Charles Kennedy: Some of the folks in the industry have been very kind to me and have shared their insights with me. The one thing that I would point to: when you are under short-term pressure for executing due diligence processes, finding managers and sourcing funds, something that often falls on the backburner is governance, but its importance should be emphasized. 

Pay attention to the investment policy statement and use that as a living document. Get people to agree, not in the heat of the moment, but in the calmness of a calm market, to a sound long-term strategy and to a governance structure that best supports that long-term strategy. 

Memorialize that in your investment policy statement and then pull that out and make it a living document. "Here’s what we agreed to regarding how to run the program, how to make decisions, how to benchmark, how to look at opportunities. This document controls how we think about and process investment ideas. So when you’re in the storms of a choppy market, you’re not tempted to look at things that are going to take you off course. Or in a bullish market, you are not tempted to chase the bright, shiny things that can distract people from pursuing a long-term strategy. 

Trusted Insight: What have I failed to ask that I should know about you in general?

Charles Kennedy: Going from being an investment banker to playing the role of a professor to working at an endowment has been a terrific experience. 

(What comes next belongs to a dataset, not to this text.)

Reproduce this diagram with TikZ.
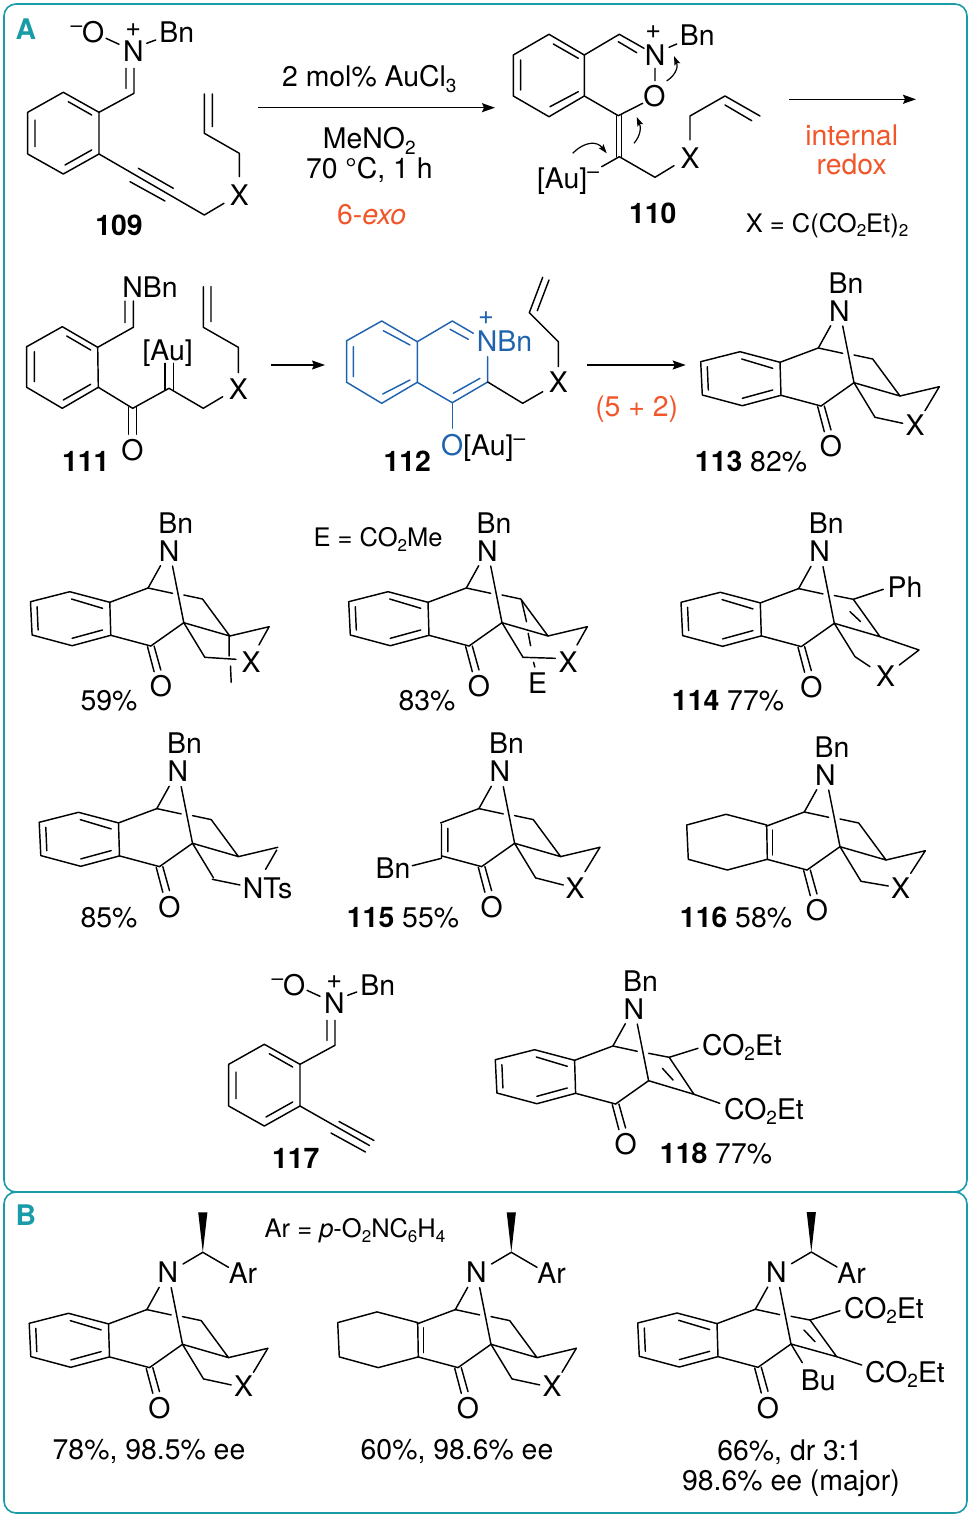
\documentclass[tikz,border=0pt]{standalone}
\usepackage{fontspec}
\setmainfont{TeX Gyre Heros}
\usetikzlibrary{arrows.meta}
\definecolor{teal}{HTML}{1A9BA8}
\definecolor{orng}{HTML}{F0562A}
\definecolor{blu}{HTML}{1F62AE}
\newcommand\sbb[1]{{\fontsize{19}{19}\selectfont\raisebox{-5.5pt}{#1}}}
\newcommand\sbs[1]{{\fontsize{17}{17}\selectfont\raisebox{-5pt}{#1}}}
\newcommand\spm{{\fontsize{21}{21}\selectfont\raisebox{10pt}{–}}}
\tikzset{
  lab/.style={inner sep=0pt,anchor=base,yshift=-10pt,font=\fontsize{28.4}{30}\selectfont},
  note/.style={lab,font=\fontsize{25.5}{28}\selectfont},
  cpd/.style={lab,font=\fontsize{28.4}{30}\selectfont\bfseries},
  plus/.style={lab,font=\fontsize{27}{28}\selectfont},
  bnd/.style={line width=1.45pt,line cap=round,line join=round},
  rarrow/.style={line width=1.45pt,-{Stealth[length=13pt,width=9pt,inset=2pt]}},
  curly/.style={line width=1.2pt,-{Stealth[length=9pt,width=6pt,inset=1.5pt]}},
  frame/.style={draw=teal,line width=1.6pt,rounded corners=12pt}
}
% --- all below in the local frame of compound 113
\newcommand\BenzL{%
  \draw[bnd] (780,362.3)--(740,351.7)--(700.7,361.7)--(702.3,395)--(742.3,405.7)--(781,395.3)--cycle;
  \draw[bnd] (741.7,359)--(772.7,368.3) (707.3,366.7)--(708.3,390) (742.3,398.3)--(772.7,390);}
\newcommand\CycloL{%
  \draw[bnd] (780.7,361)--(740,350.3)--(700.7,361)--(702.3,395.3)--(741.3,406)--(781.3,395.3)--cycle;
  \draw[bnd] (786.7,366)--(786.7,391);}
\newcommand\LinkL{\draw[bnd] (780,362.3)--(818.3,348) (781,395.3)--(821,406);}
\newcommand\CoreR{%
  \node[lab] (nn) at (839.3,311) {N};
  \node[lab] (oo) at (831,446.7) {O};
  \draw[bnd] (818.3,348)--(830.7,325.7) (842.7,326)--(854,382.7)--(821,406);
  \draw[bnd] (817.7,406.7)--(824.3,431.7) (824.3,406)--(831,430);
  \draw[bnd] (818.3,348)--(842.7,353.3);}
\newcommand\SatR{%
  \draw[bnd] (854,355)--(872.7,359)--(900,396)--(854,382.7);
  \draw[bnd] (900,396)--(939.3,386.7);
  \draw[bnd] (854,382.7)--(875,417.3);}
\newcommand\XRing[6]{%
  \node[lab] at (#1,#2) {X};
  \draw[bnd] (939.3,386.7)--(#3,#4) (875,417.3)--(#5,#6);}
\newcommand\StdX{\XRing{915}{425}{925}{410.7}{902.7}{423.3}}
\newcommand\TopBn{\node[lab] at (846,283) {Bn};}
\newcommand\ChiralN{%
  \draw[bnd] (854.5,302.4)--(874.3,290.7)--(900,305.7);
  \fill (874.3,290.7)--(869.7,250.7)--(878.9,250.7)--cycle;
  \node[lab] at (914.5,311.7) {Ar};}
% --- nitrone aryl, local frame of 109
\newcommand\NitroneAr{%
  \draw[bnd] (99,112.3)--(63.3,92.3)--(27.7,112.3)--(27.7,154)--(63.3,174)--(99,154)--cycle;
  \draw[bnd] (68.3,101.7)--(91.7,115) (35,120)--(35,146.7) (65,165)--(91.7,150);
  \draw[bnd] (99,112.3)--(134,93.3)--(134,68.3) (126,88.3)--(126,68.3);
  \node[lab] at (133.3,51.7) {N};
  \node[plus] at (133.3,26.5) {+};
  \node[lab] at (176.7,33) {Bn};
  \node[lab,anchor=base east] at (104.5,33) {\spm O};
  \draw[bnd] (106,38.3)--(119,44.3) (146.7,43.3)--(155.7,40);}
\begin{document}
\begin{tikzpicture}[x=1pt,y=-1pt]
\useasboundingbox (0,0) rectangle (971,1517);
\draw[frame] (4,1192) rectangle (967,4);
\draw[frame] (4,1513) rectangle (967,1192);
\node[cpd,text=teal] (A) at (26,30) {A};
\node[cpd,text=teal] (B) at (26,1215) {B};

% 109
\NitroneAr
\draw[bnd] (99,154)--(204.3,215)--(224,203.3);
\draw[bnd] (138.3,168.3)--(173.3,188.3) (130,181.7)--(165,201);
\node[lab] at (239.3,195) {X};
\draw[bnd] (239.3,176.7)--(239.3,153.3)--(204.3,133.3)--(204.3,94) (212.3,126.7)--(212.3,94);
\node[cpd] at (119,225) {109};
\coordinate (a1s) at (258,107.7); \coordinate (a1e) at (495,107.7);
\draw[rarrow] (a1s)--(a1e);
\node[lab] at (369.3,76.7) {2 mol\% AuCl\sbb{3}};
\node[lab] at (369.3,139) {MeNO\sbb{2}};
\node[lab] at (369.3,168.3) {70 °C, 1 h};
\node[lab,text=orng] at (371.7,215) {6-\textit{exo}};

% 110
\draw[bnd] (584.3,55)--(549,34.3)--(513.3,55)--(513.3,96)--(549,116.7)--(584.3,96)--cycle;
\draw[bnd] (553.3,44)--(578.3,58.3) (520.7,60)--(520.7,90) (550,106.7)--(578.3,91.7);
\draw[bnd] (584.3,55)--(619.3,34.3)--(644,48.3) (618.3,41.7)--(636.7,52.7);
\node[lab] at (655,55.7) {N};
\node[plus] at (653.3,28.7) {+};
\node[lab] at (697.3,36) {Bn};
\draw[bnd] (669,47.3)--(676.7,44) (655,68.3)--(655,80.7);
\node[lab] at (654.3,96.7) {O};
\draw[bnd] (584.3,96)--(618.3,115.7)--(642.7,103.3);
\draw[bnd] (616.7,115.7)--(616.7,156.7) (621.7,115.7)--(621.7,156.7);
\draw[bnd] (601.7,166.7)--(619.3,156.7)--(655,177.3)--(674,165.7);
\node[lab] at (690,158.3) {X};
\draw[bnd] (690,140)--(690,116)--(725,96)--(760,116) (725,105)--(751.7,120.7);
\node[lab] at (568,179) {[Au]\spm};
\node[cpd] at (652.7,213.3) {110};
\node[note] at (827,222) {X = C(CO\sbs{2}Et)\sbs{2}};
\node[lab,text=orng] at (851.7,136) {internal};
\node[lab,text=orng] at (851.7,165) {redox};
\coordinate (a2s) at (789.3,99.3); \coordinate (a2e) at (916,99.3);
\draw[rarrow] (a2s)--(a2e);
\draw[curly] (572.7,153.3) .. controls (585,141) and (597,141) .. (606.7,153.3);
\draw[curly] (634,143.3) .. controls (641,135) and (641,127) .. (636.7,117);
\draw[curly] (666.7,81) .. controls (677,74) and (678,66) .. (674,56);

% 111
\draw[bnd] (97.7,347.3)--(62.3,326.7)--(26.7,346.7)--(26.7,387.3)--(62.3,408.3)--(98.3,387.3)--cycle;
\draw[bnd] (66.7,336)--(90.7,350) (34.3,351.7)--(34.3,381.7) (63.3,400)--(90.7,384.3);
\draw[bnd] (97.7,347.3)--(133.3,327.3)--(133.3,301) (125,322.7)--(125,301);
\node[lab] at (150,287) {NBn};
\draw[bnd] (98.3,387.3)--(132.7,408.3)--(169,388.3)--(203.3,408.3)--(222.7,396.7);
\draw[bnd] (128.3,407)--(128.3,434.3) (136.7,407)--(136.7,434.3);
\node[lab] at (132.3,450) {O};
\node[cpd] at (85.7,461) {111};
\node[lab] at (167.7,350) {[Au]};
\draw[bnd] (165,390)--(165,363.3) (173.3,390)--(173.3,363.3);
\node[lab] at (238.3,389.3) {X};
\draw[bnd] (238.3,372.7)--(238.3,347.3)--(203.3,327.3)--(203.3,286.7) (211,321.7)--(211,286.7);
\coordinate (a3s) at (270.7,365); \coordinate (a3e) at (325,365);
\draw[rarrow] (a3s)--(a3e);

% 112
\begin{scope}[blu]
\draw[bnd] (417.3,341.7)--(381.7,321)--(346.7,340.7)--(346.7,382.3)--(381.7,403.3)--(417.3,382.3)--cycle;
\draw[bnd] (383.3,330.7)--(410,345) (353.3,346.7)--(353.3,376.7) (382.7,394)--(410,380);
\draw[bnd] (417.3,341.7)--(452.3,321)--(473.3,333.3) (450,329.3)--(468.3,339.3);
\node[lab,text=blu] at (504.5,341) {NBn};
\node[plus,text=blu] at (486,314) {+};
\draw[bnd] (487.7,356.7)--(487.7,382)--(452.3,402.7)--(417.3,382.3) (453.3,393.3)--(480,378.3);
\draw[bnd] (452.3,402.7)--(452.3,428.3);
\end{scope}
\node[lab,anchor=base west] at (441,445) {\textcolor{blu}{O}[Au]\spm};
\node[cpd] at (407.3,461) {112};
\draw[bnd] (487.7,382)--(522.7,403.3)--(542.7,391.7);
\node[lab] at (558.3,382.7) {X};
\draw[bnd] (558.3,366.7)--(558.3,341.7)--(529.3,312.7)--(542.7,277.3) (537.3,310.7)--(549,280);
\coordinate (a4s) at (587.3,365); \coordinate (a4e) at (685.7,365);
\draw[rarrow] (a4s)--(a4e);
\node[lab,text=orng] at (636.7,406) {(5 + 2)};

% 113
\begin{scope}
\BenzL\LinkL\CoreR\SatR\StdX\TopBn
\end{scope}
\node[lab] at (751,461) {\textbf{113} 82\%};

% 59%
\begin{scope}[shift={(-670.2,240)}]
\BenzL\LinkL\CoreR\SatR\TopBn
\XRing{921.2}{422.3}{929.1}{405}{906.2}{419.3}
\end{scope}
\draw[bnd] (229.2,636)--(229.2,656) (230.5,666)--(231.2,682.3);
\node[lab] at (109,700) {59\%};

% 83%
\begin{scope}[shift={(-352,240)}]
\BenzL\LinkL\CoreR\SatR\TopBn
\XRing{920}{422.3}{929}{405}{907.3}{418.3}
\end{scope}
\draw[bnd] (521.5,600)--(526.5,621.7) (528.2,633.3)--(530.6,645.7) (533.6,662.3)--(534.8,667);
\node[lab] at (537.5,683) {E};
\node[note] at (378,536) {E = CO\sbs{2}Me};
\node[lab] at (427,700) {83\%};

% 114
\begin{scope}[shift={(-19.7,240.6)}]
\BenzL\LinkL\CoreR\TopBn
\end{scope}
\draw[bnd] (834.3,623.3)--(880,636.7)--(853.3,599.3)--(834.3,595.5);
\draw[bnd] (850,611.7)--(860.7,621.7);
\draw[bnd] (853.3,599.3)--(883.3,589.3);
\node[lab] at (905,587.7) {Ph};
\draw[bnd] (880,636.7)--(919,650)--(899.3,665);
\node[lab] at (885.7,676.7) {X};
\draw[bnd] (834.3,623.3)--(855,656.7)--(870,666.7);
\node[lab] at (728,700) {\textbf{114} 77\%};

% 85%
\begin{scope}[shift={(-661.5,460.6)}]
\BenzL\LinkL\CoreR\SatR\TopBn
\end{scope}
\draw[bnd] (276.7,850)--(265.6,869.3) (212.3,879.3)--(240,885);
\node[lab] at (267.5,888) {NTs};
\node[lab] at (109,917) {85\%};

% 115
\begin{scope}[shift={(-339.4,460.6)}]
\LinkL\CoreR\SatR\TopBn
\XRing{914.4}{427.7}{924.4}{411.1}{902.7}{424.4}
\end{scope}
\draw[bnd] (441.5,824)--(441.5,858.3) (447.8,828.3)--(447.8,851.7) (412.3,865.7)--(441.5,858.3);
\node[lab] at (393,868.3) {Bn};
\node[lab] at (403,917) {\textbf{115} 55\%};

% 116
\begin{scope}[shift={(-14,464)}]
\CycloL\LinkL\CoreR\SatR\TopBn
\XRing{914.7}{424.3}{924.7}{409.3}{902.3}{422}
\end{scope}
\node[lab] at (736,917) {\textbf{116} 58\%};

% 117
\begin{scope}[shift={(201,952)}]
\NitroneAr
\end{scope}
\draw[bnd] (300,1106)--(369.5,1145.5);
\draw[bnd] (339,1121.5)--(374,1140.5) (331,1133)--(365.5,1152);
\node[cpd] at (295.7,1158) {117};

% 118
\begin{scope}[shift={(-205.4,698)}]
\BenzL\LinkL\CoreR\TopBn
\end{scope}
\draw[bnd] (648.6,1053.3)--(669.2,1057.3)--(694,1094.3)--(648.6,1080.7);
\draw[bnd] (662.4,1068.3)--(673,1080);
\draw[bnd] (669.2,1057.3)--(698,1048.3) (694,1094.3)--(719.8,1103.3);
\node[lab] at (742,1045) {CO\sbb{2}Et};
\node[lab] at (764,1109) {CO\sbb{2}Et};
\node[lab] at (716,1153) {\textbf{118} 77\%};

% B1
\begin{scope}[shift={(-671.5,961.6)}]
\BenzL\LinkL\CoreR\SatR\StdX\ChiralN
\end{scope}
\node[note] at (355,1227) {Ar = \textit{p}-O\sbs{2}NC\sbs{6}H\sbs{4}};
\node[lab] at (149,1449) {78\%, 98.5\% ee};

% B2
\begin{scope}[shift={(-363,961.6)}]
\CycloL\LinkL\CoreR\SatR\StdX\ChiralN
\end{scope}
\node[lab] at (457,1449) {60\%, 98.6\% ee};

% B3
\begin{scope}[shift={(-63,961.3)}]
\BenzL\LinkL\CoreR\ChiralN
\end{scope}
\draw[bnd] (791,1316.3)--(810,1320)--(836.7,1356.7)--(791,1344);
\draw[bnd] (804,1330)--(815,1341.7);
\draw[bnd] (810,1320)--(840,1310.7) (836.7,1356.7)--(861.7,1365) (791,1344)--(802.3,1362.7);
\node[lab] at (884,1308) {CO\sbb{2}Et};
\node[lab] at (905,1372) {CO\sbb{2}Et};
\node[lab] at (818.3,1380) {Bu};
\node[lab] at (790,1450) {66\%, dr 3:1};
\node[lab] at (791,1480) {98.6\% ee (major)};
\end{tikzpicture}
\end{document}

On the one hand, I was in the deal flow and working on transactions as an investment banker on what are the most important transactions of a corporation’s life. 

On the other end of the spectrum, I am working with students who question the basic tenants of fixed income versus equity. You help people build themselves up, and you say here’s how it works. And as a professor I got to work with research-oriented faculty members who don’t take anything for a given. 

Investment bankers are known for being more off-the-cuff and trying to move things quickly to get a deal done. Academics are known for not taking anything as assumed and making sure what they are saying is based in foundation and sound theory and empirical data. 

For me, both platforms provided valuable experiences for applying those diverse skills to the endowment and work with brilliant individuals, including the trustees, the senior administrators, the staff and with the third parties such as the investment managers. I am grateful for the opportunity to work with talented folks who are creating a lot of value in a lot of companies. The students and faculty get the benefit of that.

Trusted Insight: When you encounter a tough investment decision do those two sides -- the empirical professor and the off-the-cuff banker -- battle each other, or is that where the endowment governance comes to play?

Charles Kennedy: I like that question. We live in a practical world with deadlines and issues we are facing on a regular basis, so you you can’t question equity everyday in the office and build a proof of why equity will beat fixed income over long periods of time. You have to get on with your work. 

I think it’s terrific to be exposed to both and understand the positives and negatives of both and to take the best of both worlds to accomplish what you need to accomplish. Whether it’s acting as an investment banker and explaining risks and upside to people, or whether it’s being on the academic side and discussing why there are merits in equity.  The point is the team brings its skills together to hopefully be terrific stewards of the capital for the university today and in the future.